> _PROVIDED DATA_
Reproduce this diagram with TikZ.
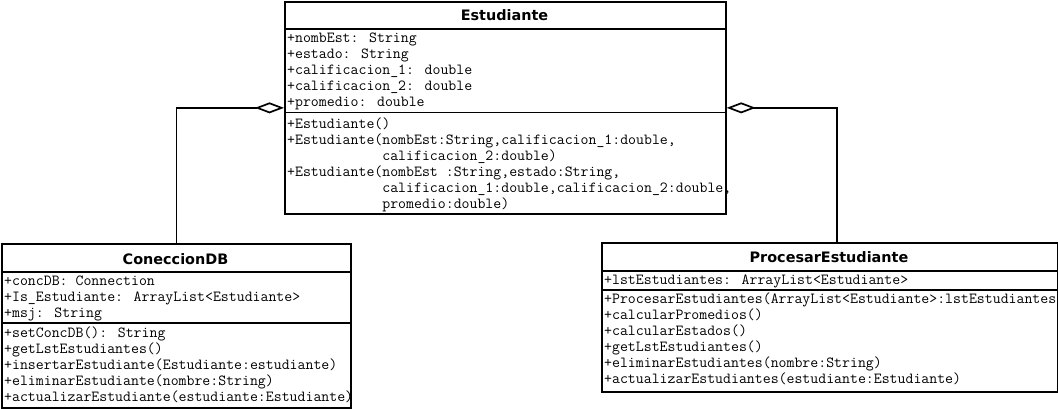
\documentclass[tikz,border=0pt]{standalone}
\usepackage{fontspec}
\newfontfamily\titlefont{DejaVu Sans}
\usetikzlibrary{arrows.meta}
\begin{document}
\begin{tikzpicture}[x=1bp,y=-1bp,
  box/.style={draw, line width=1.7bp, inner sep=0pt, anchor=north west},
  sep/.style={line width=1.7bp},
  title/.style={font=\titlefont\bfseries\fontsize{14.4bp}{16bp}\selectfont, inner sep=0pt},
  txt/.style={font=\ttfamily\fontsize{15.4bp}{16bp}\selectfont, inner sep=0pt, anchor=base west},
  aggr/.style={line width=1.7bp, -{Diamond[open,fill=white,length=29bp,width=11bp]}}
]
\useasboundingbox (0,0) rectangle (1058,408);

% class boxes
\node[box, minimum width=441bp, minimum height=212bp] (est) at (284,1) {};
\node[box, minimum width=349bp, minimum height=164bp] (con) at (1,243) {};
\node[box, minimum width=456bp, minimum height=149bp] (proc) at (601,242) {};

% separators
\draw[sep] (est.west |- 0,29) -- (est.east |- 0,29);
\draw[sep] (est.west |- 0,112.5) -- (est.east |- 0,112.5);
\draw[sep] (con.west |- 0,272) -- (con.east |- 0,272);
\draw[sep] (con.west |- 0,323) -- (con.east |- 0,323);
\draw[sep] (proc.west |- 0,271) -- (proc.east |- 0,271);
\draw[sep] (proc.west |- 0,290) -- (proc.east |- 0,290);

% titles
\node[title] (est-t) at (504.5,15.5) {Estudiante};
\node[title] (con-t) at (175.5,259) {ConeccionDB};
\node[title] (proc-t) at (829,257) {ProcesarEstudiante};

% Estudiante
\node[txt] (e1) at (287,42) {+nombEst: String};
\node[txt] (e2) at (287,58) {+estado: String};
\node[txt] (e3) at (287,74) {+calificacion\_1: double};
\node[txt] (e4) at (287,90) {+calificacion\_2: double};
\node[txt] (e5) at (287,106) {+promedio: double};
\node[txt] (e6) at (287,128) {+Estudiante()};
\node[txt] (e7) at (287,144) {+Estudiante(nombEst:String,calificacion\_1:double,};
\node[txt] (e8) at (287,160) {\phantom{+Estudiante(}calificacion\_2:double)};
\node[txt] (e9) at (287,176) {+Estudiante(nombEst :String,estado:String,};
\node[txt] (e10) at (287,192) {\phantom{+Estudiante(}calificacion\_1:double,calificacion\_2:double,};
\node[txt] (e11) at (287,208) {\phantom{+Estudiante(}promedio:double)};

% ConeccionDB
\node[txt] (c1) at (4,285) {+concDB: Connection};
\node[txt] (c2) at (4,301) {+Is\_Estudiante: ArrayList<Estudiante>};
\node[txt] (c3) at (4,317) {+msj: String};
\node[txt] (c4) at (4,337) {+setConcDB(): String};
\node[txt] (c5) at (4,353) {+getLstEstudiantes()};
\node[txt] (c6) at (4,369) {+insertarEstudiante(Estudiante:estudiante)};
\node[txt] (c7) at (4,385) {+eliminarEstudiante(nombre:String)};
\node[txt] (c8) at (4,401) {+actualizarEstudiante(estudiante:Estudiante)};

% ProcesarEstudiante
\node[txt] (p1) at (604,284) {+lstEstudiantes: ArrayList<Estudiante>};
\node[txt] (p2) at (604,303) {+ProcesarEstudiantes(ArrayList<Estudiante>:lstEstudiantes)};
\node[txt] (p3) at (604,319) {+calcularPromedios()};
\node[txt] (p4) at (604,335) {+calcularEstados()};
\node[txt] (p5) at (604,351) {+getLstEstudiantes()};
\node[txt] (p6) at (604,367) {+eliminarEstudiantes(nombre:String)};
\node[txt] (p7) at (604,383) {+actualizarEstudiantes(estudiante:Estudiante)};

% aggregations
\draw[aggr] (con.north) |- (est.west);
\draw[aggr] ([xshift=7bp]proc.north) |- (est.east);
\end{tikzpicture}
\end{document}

---

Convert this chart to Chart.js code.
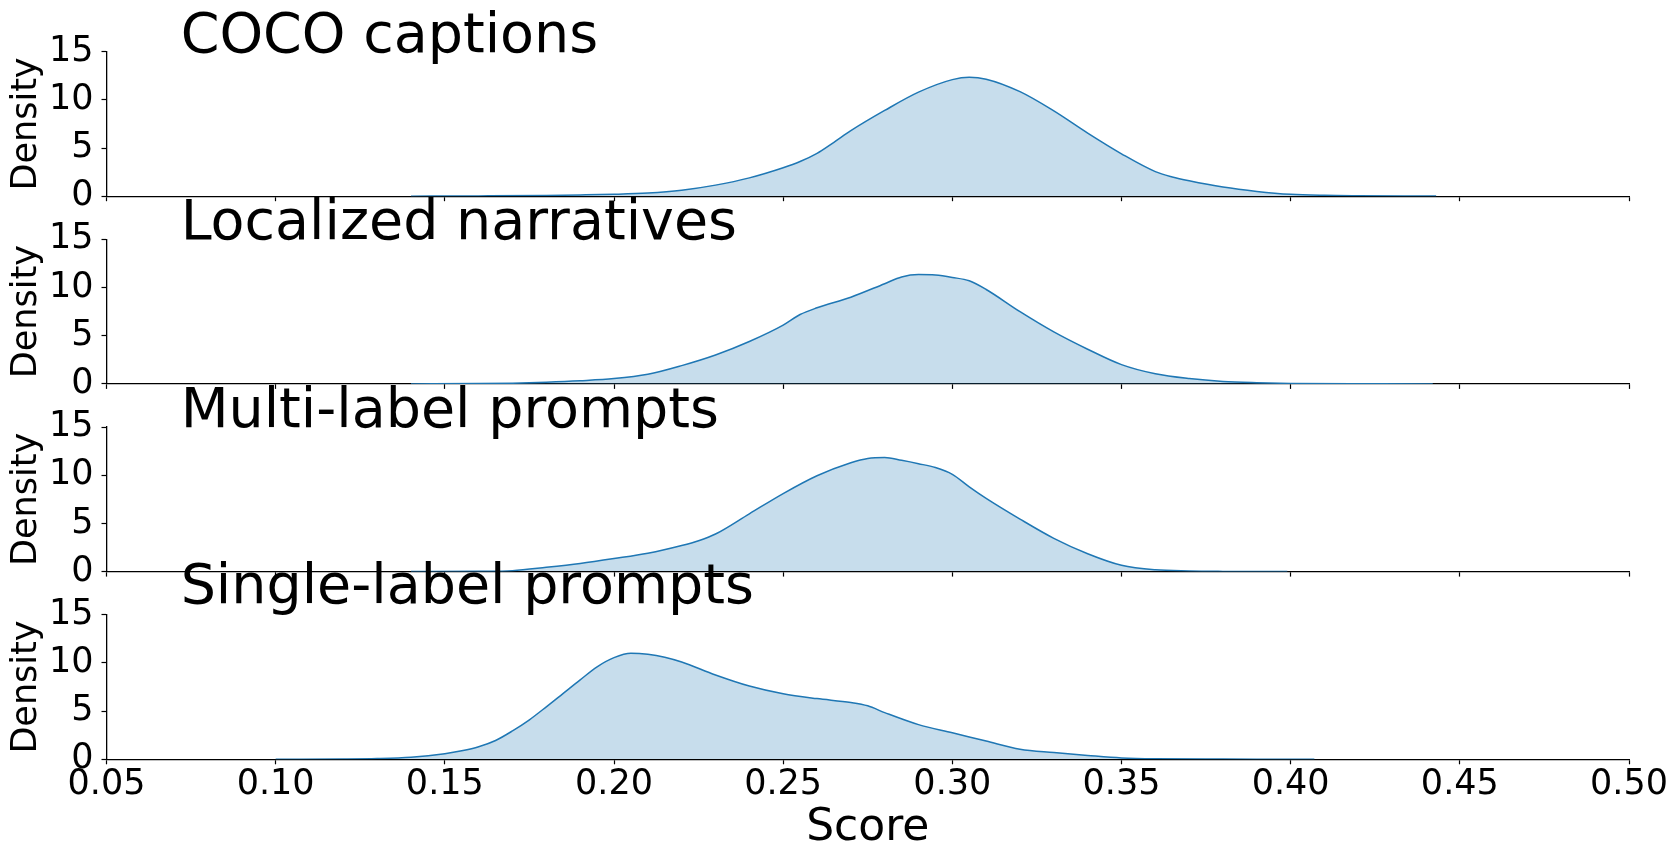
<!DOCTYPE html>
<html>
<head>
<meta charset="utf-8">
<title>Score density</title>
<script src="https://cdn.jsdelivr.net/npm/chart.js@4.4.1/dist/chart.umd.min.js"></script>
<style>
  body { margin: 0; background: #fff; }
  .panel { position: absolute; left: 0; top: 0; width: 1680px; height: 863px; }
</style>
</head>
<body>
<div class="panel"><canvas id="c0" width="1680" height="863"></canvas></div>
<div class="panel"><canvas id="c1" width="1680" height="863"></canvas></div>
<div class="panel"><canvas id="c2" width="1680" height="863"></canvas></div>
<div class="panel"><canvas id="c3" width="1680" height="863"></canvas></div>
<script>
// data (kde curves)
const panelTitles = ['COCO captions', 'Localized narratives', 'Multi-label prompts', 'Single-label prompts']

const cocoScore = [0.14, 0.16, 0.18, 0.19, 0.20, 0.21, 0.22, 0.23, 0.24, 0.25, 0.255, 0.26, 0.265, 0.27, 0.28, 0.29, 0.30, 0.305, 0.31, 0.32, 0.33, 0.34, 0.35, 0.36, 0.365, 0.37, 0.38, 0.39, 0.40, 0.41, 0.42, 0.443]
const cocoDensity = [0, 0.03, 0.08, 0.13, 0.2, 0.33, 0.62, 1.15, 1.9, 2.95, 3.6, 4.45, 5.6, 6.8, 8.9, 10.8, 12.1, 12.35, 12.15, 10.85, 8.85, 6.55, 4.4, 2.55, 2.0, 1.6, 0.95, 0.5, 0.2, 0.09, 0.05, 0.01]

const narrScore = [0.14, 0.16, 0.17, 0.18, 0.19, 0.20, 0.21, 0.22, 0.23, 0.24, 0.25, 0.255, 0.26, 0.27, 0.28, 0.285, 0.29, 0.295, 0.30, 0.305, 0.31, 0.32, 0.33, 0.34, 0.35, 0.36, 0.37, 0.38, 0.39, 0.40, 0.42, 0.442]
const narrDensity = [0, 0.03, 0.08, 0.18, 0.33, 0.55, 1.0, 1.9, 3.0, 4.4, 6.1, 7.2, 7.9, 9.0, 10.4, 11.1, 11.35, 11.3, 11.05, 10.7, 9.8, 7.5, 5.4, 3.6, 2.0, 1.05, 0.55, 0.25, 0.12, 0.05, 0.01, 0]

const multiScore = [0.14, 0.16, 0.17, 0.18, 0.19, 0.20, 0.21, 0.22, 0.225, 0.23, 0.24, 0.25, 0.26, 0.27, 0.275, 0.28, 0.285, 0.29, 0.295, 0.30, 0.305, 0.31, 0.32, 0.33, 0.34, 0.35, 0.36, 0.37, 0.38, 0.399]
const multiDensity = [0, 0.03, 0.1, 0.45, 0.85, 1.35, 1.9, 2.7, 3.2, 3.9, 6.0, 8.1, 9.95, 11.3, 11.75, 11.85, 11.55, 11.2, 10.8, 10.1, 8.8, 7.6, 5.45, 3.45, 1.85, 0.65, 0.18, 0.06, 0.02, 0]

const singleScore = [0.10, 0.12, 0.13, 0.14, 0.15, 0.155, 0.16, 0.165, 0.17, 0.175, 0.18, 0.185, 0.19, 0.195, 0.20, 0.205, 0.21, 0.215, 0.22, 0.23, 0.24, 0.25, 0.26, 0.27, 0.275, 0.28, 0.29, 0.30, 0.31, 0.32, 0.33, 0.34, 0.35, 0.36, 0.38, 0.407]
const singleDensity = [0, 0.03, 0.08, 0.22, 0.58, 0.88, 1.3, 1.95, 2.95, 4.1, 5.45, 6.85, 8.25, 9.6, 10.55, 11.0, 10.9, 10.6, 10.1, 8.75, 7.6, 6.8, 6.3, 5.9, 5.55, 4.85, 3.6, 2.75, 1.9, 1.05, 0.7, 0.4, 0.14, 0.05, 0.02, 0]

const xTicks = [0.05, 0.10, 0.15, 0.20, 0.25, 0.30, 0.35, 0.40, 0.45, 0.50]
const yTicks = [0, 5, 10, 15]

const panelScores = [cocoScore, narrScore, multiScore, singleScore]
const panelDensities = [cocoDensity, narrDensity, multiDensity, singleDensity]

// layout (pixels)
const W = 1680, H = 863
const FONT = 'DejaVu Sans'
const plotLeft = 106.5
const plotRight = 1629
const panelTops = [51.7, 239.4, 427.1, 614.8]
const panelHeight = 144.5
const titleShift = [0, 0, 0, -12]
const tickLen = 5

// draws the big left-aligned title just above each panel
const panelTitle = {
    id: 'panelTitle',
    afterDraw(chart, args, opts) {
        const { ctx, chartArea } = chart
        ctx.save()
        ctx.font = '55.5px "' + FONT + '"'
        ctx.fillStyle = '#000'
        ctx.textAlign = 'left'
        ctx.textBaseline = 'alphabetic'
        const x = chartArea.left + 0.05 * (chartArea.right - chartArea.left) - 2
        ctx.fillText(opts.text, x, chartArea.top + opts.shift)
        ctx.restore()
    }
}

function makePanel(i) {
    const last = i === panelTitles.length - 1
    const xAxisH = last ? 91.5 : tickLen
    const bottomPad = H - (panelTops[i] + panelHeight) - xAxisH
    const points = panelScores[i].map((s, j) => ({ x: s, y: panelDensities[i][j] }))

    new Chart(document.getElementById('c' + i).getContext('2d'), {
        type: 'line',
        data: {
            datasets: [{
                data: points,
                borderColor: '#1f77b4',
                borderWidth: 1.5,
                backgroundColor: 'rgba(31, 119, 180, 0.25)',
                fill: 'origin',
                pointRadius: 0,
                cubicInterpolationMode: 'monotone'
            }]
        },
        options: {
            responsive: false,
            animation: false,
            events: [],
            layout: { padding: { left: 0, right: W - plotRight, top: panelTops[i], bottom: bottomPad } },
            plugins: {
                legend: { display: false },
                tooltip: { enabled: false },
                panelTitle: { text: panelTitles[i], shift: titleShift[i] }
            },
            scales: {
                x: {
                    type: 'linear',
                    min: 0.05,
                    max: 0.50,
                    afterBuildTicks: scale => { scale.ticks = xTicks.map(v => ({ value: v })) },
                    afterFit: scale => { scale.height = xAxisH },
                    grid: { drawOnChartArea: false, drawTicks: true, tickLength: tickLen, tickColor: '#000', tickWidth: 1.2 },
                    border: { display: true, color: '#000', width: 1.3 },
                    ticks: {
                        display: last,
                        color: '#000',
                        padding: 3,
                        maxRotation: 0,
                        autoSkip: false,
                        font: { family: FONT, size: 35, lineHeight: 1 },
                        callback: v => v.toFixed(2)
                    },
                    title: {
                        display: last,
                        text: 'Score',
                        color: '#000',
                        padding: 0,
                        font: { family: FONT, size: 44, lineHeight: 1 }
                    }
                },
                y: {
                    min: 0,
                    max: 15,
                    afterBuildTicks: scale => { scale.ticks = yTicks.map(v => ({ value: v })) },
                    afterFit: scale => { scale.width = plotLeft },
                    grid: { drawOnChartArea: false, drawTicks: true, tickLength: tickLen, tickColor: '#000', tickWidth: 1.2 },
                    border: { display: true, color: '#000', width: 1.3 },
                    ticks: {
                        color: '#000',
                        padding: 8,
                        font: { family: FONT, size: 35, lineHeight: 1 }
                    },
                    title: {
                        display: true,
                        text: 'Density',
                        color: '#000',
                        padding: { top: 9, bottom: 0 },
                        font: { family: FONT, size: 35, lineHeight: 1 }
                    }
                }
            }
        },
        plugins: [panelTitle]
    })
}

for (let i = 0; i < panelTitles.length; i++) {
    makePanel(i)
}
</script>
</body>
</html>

---

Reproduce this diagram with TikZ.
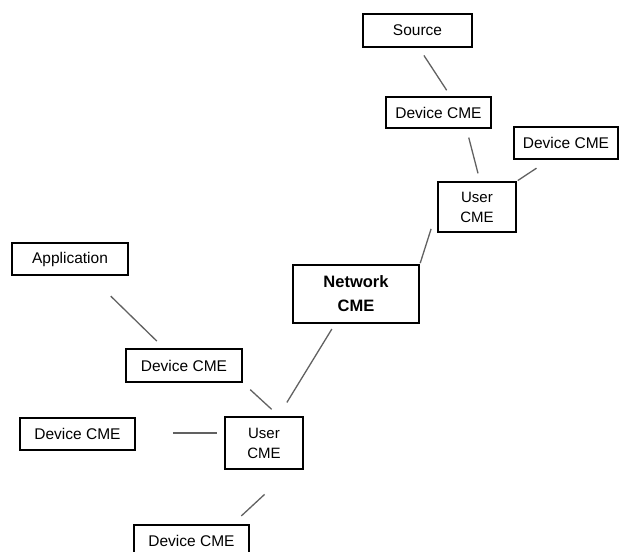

> _WORK TO DO_
Leave out the pictures and give again exactly the lines from the one with "Convert this chart to Chart.js code." through the one with "const panelTitles = ['COCO", and no others.

> _SOLUTION_
Convert this chart to Chart.js code.
<!DOCTYPE html>
<html>
<head>
<meta charset="utf-8">
<title>Score density</title>
<script src="https://cdn.jsdelivr.net/npm/chart.js@4.4.1/dist/chart.umd.min.js"></script>
<style>
  body { margin: 0; background: #fff; }
  .panel { position: absolute; left: 0; top: 0; width: 1680px; height: 863px; }
</style>
</head>
<body>
<div class="panel"><canvas id="c0" width="1680" height="863"></canvas></div>
<div class="panel"><canvas id="c1" width="1680" height="863"></canvas></div>
<div class="panel"><canvas id="c2" width="1680" height="863"></canvas></div>
<div class="panel"><canvas id="c3" width="1680" height="863"></canvas></div>
<script>
// data (kde curves)
const panelTitles = ['COCO captions', 'Localized narratives', 'Multi-label prompts', 'Single-label prompts']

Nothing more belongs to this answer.